Welcome to the long distance portion. Get comfy. Unfortunately, this is the majority of the tale. I have to preface this by saying that I am an overthinker. As a hobby and as a terrible habit that I should really shed. This makes conversations with any undertones a pain.
An undertone? Oh, that’s when a person says something but they don’t mean exactly what the say. It’s a mystery game. It’s messy.
In person, I am usually aware of them and can pin exactly what a person is trying to get across. This does not translate to text. In the slightest. I delve into non-existent meanings and wallow in them. This works both ways as well. I’m on the backfoot as both the interpreter and the speaker. I constantly feel like I have to be diplomatic and straight-forward. In essence, I don’t feel like a genuine person when I text. That bothered me way more than it should have. Did she like the super witty “text-me”? Well, I had ten minutes to think of that quip. Don’t sing my praises too loudly.
These analytics led to problems. Every single time I met her, I was almost paralytically nervous.
Would she still like the genuine, clumsy me?
It didn’t help that most of these dates involved a three hour bus ride for these thoughts to ferment and manifest themselves. During these reunions, we really became experts at walking through and around dull cityscapes using cafés as waypoints. These meetings obviously sparked something in me. Fuelled me for my journey treading through the no-mans land of textual interface and frustration. Of course, this wasn’t sustainable. An ending was looming. I looked down and trudged on.
The Debs was a crux in our relationship. She had asked me to hers almost a year in advance and I felt like I had to be perfect. Bring the best me to the table and, of course, you can’t be your best when you don’t have a suit. It’s the only way to function. It didn’t help my confidence that the suit wasn’t sorted out until the week before.

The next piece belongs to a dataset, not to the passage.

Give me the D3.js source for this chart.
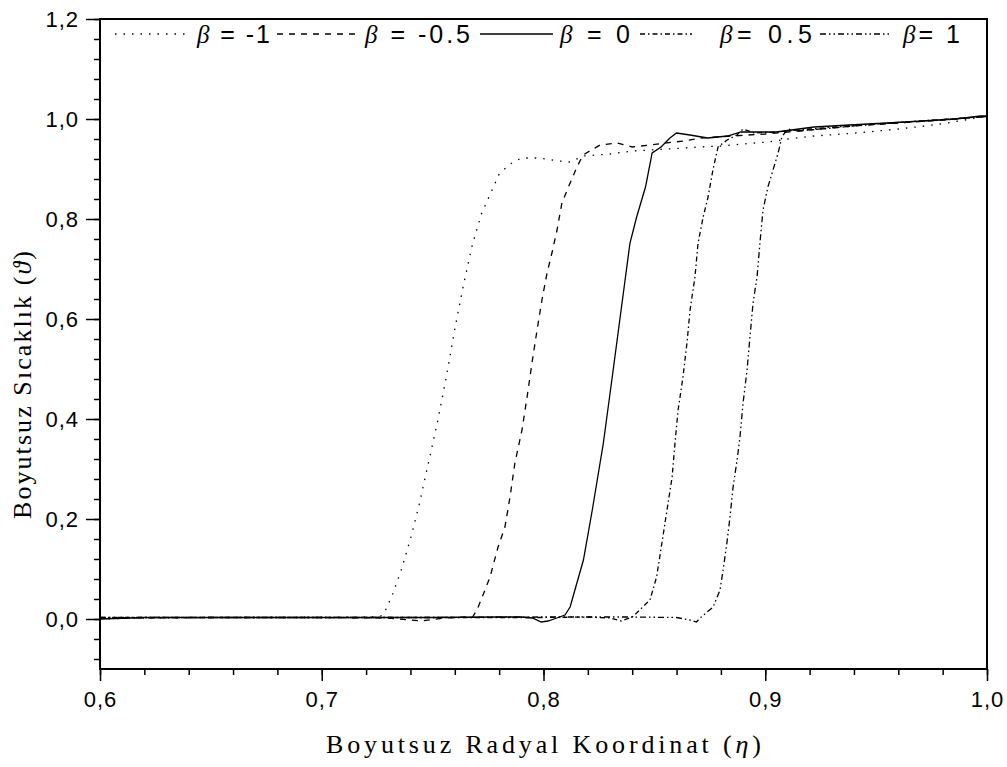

Allow me to break the fourth wall as I enjoy doing to tell you that meeting her relatives in an enclosed house was the single worst thing I have ever had to do.
New faces, new names, pinched cheeks, forced smiles and, to top it all off, my sister and my father had stumbled out the door with a tap of their watches and a mumbled apology. We made our way to the venue where I stood outside and failed to stand comfortably. The one bit I had practiced. That night was magical and terrible. I am a hopeless romantic so I could see the romance in a plate of spaghetti but don’t let that take away from the magical side. We spent most of the night looking at the stars while inhaling a dangerous amount of smoke. That is to say, we spent most of the night in the smoking area. I let my dumb lungs deal with the smoke (what have they ever done for me?) and I loved the world and her.
The downhill begins. Without the Debs to hold the fraying edges together, the relationship sputtered and stalled. I became more and more disillusioned with her cookie-cutter replies and my stupid, analytical brain. She could not see my changes because there were none on the surface. It was a change inside me. Wow, I’m honestly so profound.
I did, however, find it harder and harder to maintain easy conversation . As I promised, the ending was a whimper. A gentle escape into that good night. We talked it through during a meeting. A strained one. We called it a hiatus. That hiatus has gathered dust as it sits there. It was not a hiatus.
No.
That is what I like to call an ending.